Stephanie with a young woylie/ Stephanie Hing

Which topic are you working on at the moment? Why did you choose this topic and how do you think you’ll make a difference?

My job involves working on issues affecting all types of animals including pets, livestock, horses, pigs, poultry, and wildlife. A key part of the job is to help translate the latest science into recommendations for evidence-based policies and procedures. I hope to help drive positive changes in the lives of animals.

What are the hardest parts related to this work?

It can be emotionally challenging to deal with distressing situations involving animals but it is also a privilege to be in a position to try to do something to help.

If you were completely free to choose a scientific topic to work on, which would it be?

I was lucky enough to make this dream a reality when I did my Ph.D. Working with domestic and wild animals during stressful periods in their lives, I developed an interest in the relationship between stress, the immune system, and animal health so I designed a research project that focused on these topics.

What (or who) motivated you in difficult times?

A juvenile woylie/ Stephanie Hing

I’m very fortunate to have a wonderful circle of inspiring friends and loved ones who share a passion for animals and the environment. They definitely help motivate me in difficult times and also celebrate the good times.

In ten years, what do you hope to have accomplished in terms of your work?

I hope we’ve progressed and are applying evidence-based animal policies and procedures that are consistent with the latest science and public opinion.

During your career, have you been specifically mentored or supported by someone?

I’m very grateful for support from many amazing female role models. They demonstrated excellence in their chosen fields and supported me to push myself. Whether we are working in big cities or the most remote jungles, mentors have shown me we are capable of overcoming any hurdle and achieving anything we set our minds to.

What is the funniest or most memorable thing that has happened to you while working in science?

Coming face to face with wild Bornean elephants during fieldwork took my breath away and I’ll treasure those memories for the rest of my life.

The team of Murdoch woylie researchers at Whiteman Park/Stephanie Hing

Besides your scientific interests, what are your personal interests? 

As I’ve now completed fieldwork, exploring nature is now something I get to enjoy purely for pleasure.

What kind of prejudices, if any, did you have to face?
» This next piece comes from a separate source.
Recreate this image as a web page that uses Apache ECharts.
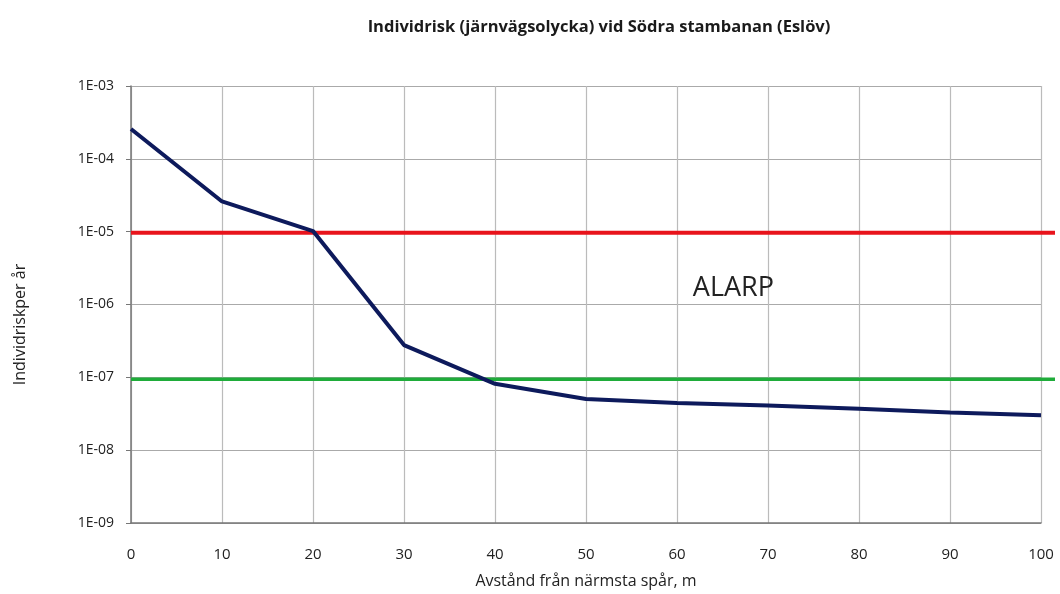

How did that make you feel? Were you able to overcome these?

Unconscious bias on the basis of age, gender, and race are frustrating. For example, I was once told by a professor that, “I once had a young female student of the same cultural background as you and she failed”. Though I was taken aback, I challenged his prejudices “So does that mean you think all young females of a certain cultural background will fail?” When faced with any type of prejudice, we all need to speak up.

In your opinion, which changes, if any, are needed in the scientific system to be more attractive to female scientists and possible future scientists?

Many experts and committees have published extensively on this topic but in summary improvements are necessary at every level ranging from early childhood education (to challenge gender stereotypes), high-school (career guidance to students when they’re selecting subjects), university (ensure graduates are provided with adequate support to enter their preferred profession), research (re-evaluating metrics of success such as publication record) and the general work environment (work conditions to retain graduates, adequate parental leave and flexible work arrangements to accommodate women at all life stages).